• **Task objective**
Would you transcribe the whole listing exactly, minus its pictures?

• **Supplied data**
# # # # #

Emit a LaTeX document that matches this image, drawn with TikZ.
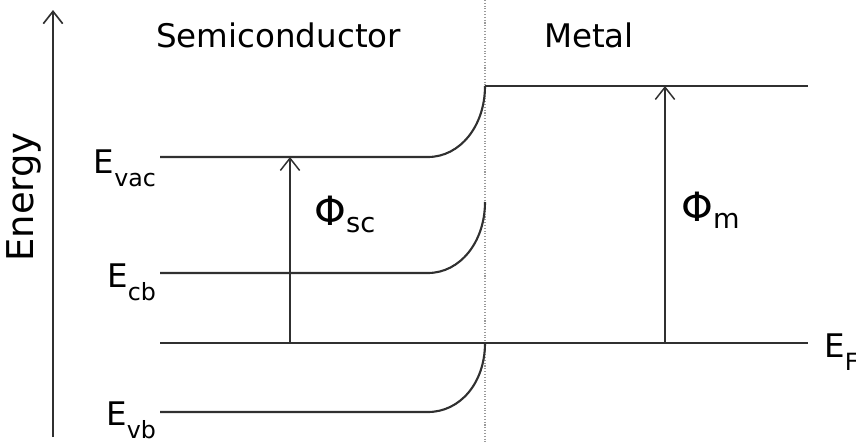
\documentclass[tikz,border=0pt]{standalone}
\usepackage{fontspec}
\setmainfont{DejaVu Sans}
\usetikzlibrary{arrows.meta}
\definecolor{level}{HTML}{303030}
\definecolor{junction}{HTML}{9A9A9A}
\newcommand{\lvlname}[2]{#1\raisebox{-0.42em}{\fontsize{13.5}{13.5}\selectfont #2}}
\newcommand{\phiname}[1]{{\fontsize{23}{23}\selectfont Φ}\raisebox{-0.4em}{\fontsize{15.5}{15.5}\selectfont #1}}

\begin{document}
\begin{tikzpicture}[x=0.02cm,y=-0.02cm,
  band/.style={level,line width=1.2pt},
  gap/.style={level,line width=0.85pt,-{Straight Barb[length=7pt,width=11pt]}},
  lbl/.style={font=\fontsize{18.5}{18.5}\selectfont}]
  \useasboundingbox (0,0) rectangle (856,443);
  \coordinate (e0) at (53,437);
  \coordinate (e1) at (53,10);
  \draw[gap,line width=0.95pt] (e0) -- (e1);
  \node[font=\fontsize{21}{21}\selectfont,rotate=90] (energy) at (24,197) {Energy};
  \node[lbl,anchor=base west] (semi) at (150,47) {Semiconductor};
  \node[lbl,anchor=base west] (metal) at (538,47) {Metal};
  \coordinate (j0) at (485,0);
  \coordinate (j1) at (485,443);
  \draw[junction,densely dotted,line width=0.6pt] (j0) -- (j1);
  \foreach \name/\y/\top/\ly in {vac/157/86/173, cb/273/202/287, vb/412/343/425} {
    \coordinate (\name0) at (160,\y);
    \coordinate (\name1) at (428,\y);
    \coordinate (\name2) at (485,\top);
    \draw[band] (\name0) -- (\name1) .. controls +(32,0) and +(0,40) .. (\name2);
    \node[lbl,anchor=base east,inner sep=1pt] (l\name) at (158,\ly) {\lvlname{E}{\name}};
  }
  \coordinate (m0) at (808,86);
  \draw[band] (vac2) -- (m0);
  \coordinate (f0) at (160,343);
  \coordinate (f1) at (808,343);
  \draw[band] (f0) -- (f1);
  \node[lbl,anchor=base west,inner sep=0pt] (lf) at (824,357) {\lvlname{E}{F}};
  \coordinate (sc0) at (290,343);
  \coordinate (sc1) at (290,157);
  \draw[gap] (sc0) -- (sc1);
  \node[anchor=base west,inner sep=0pt] (phisc) at (314,225) {\phiname{sc}};
  \coordinate (m1) at (665,343);
  \coordinate (m2) at (665,86);
  \draw[gap] (m1) -- (m2);
  \node[anchor=base west,inner sep=0pt] (phim) at (681,221) {\phiname{m}};
\end{tikzpicture}
\end{document}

# # # # #

• **Full solution**
Emit a LaTeX document that matches this image, drawn with TikZ.
\documentclass[tikz,border=0pt]{standalone}
\usepackage{fontspec}
\setmainfont{DejaVu Sans}
\usetikzlibrary{arrows.meta}
\definecolor{level}{HTML}{303030}
\definecolor{junction}{HTML}{9A9A9A}
\newcommand{\lvlname}[2]{#1\raisebox{-0.42em}{\fontsize{13.5}{13.5}\selectfont #2}}
\newcommand{\phiname}[1]{{\fontsize{23}{23}\selectfont Φ}\raisebox{-0.4em}{\fontsize{15.5}{15.5}\selectfont #1}}

\begin{document}
\begin{tikzpicture}[x=0.02cm,y=-0.02cm,
  band/.style={level,line width=1.2pt},
  gap/.style={level,line width=0.85pt,-{Straight Barb[length=7pt,width=11pt]}},
  lbl/.style={font=\fontsize{18.5}{18.5}\selectfont}]
  \useasboundingbox (0,0) rectangle (856,443);
  \coordinate (e0) at (53,437);
  \coordinate (e1) at (53,10);
  \draw[gap,line width=0.95pt] (e0) -- (e1);
  \node[font=\fontsize{21}{21}\selectfont,rotate=90] (energy) at (24,197) {Energy};
  \node[lbl,anchor=base west] (semi) at (150,47) {Semiconductor};
  \node[lbl,anchor=base west] (metal) at (538,47) {Metal};
  \coordinate (j0) at (485,0);
  \coordinate (j1) at (485,443);
  \draw[junction,densely dotted,line width=0.6pt] (j0) -- (j1);
  \foreach \name/\y/\top/\ly in {vac/157/86/173, cb/273/202/287, vb/412/343/425} {
    \coordinate (\name0) at (160,\y);
    \coordinate (\name1) at (428,\y);
    \coordinate (\name2) at (485,\top);
    \draw[band] (\name0) -- (\name1) .. controls +(32,0) and +(0,40) .. (\name2);
    \node[lbl,anchor=base east,inner sep=1pt] (l\name) at (158,\ly) {\lvlname{E}{\name}};
  }
  \coordinate (m0) at (808,86);
  \draw[band] (vac2) -- (m0);
  \coordinate (f0) at (160,343);
  \coordinate (f1) at (808,343);
  \draw[band] (f0) -- (f1);
  \node[lbl,anchor=base west,inner sep=0pt] (lf) at (824,357) {\lvlname{E}{F}};
  \coordinate (sc0) at (290,343);
  \coordinate (sc1) at (290,157);
  \draw[gap] (sc0) -- (sc1);
  \node[anchor=base west,inner sep=0pt] (phisc) at (314,225) {\phiname{sc}};
  \coordinate (m1) at (665,343);
  \coordinate (m2) at (665,86);
  \draw[gap] (m1) -- (m2);
  \node[anchor=base west,inner sep=0pt] (phim) at (681,221) {\phiname{m}};
\end{tikzpicture}
\end{document}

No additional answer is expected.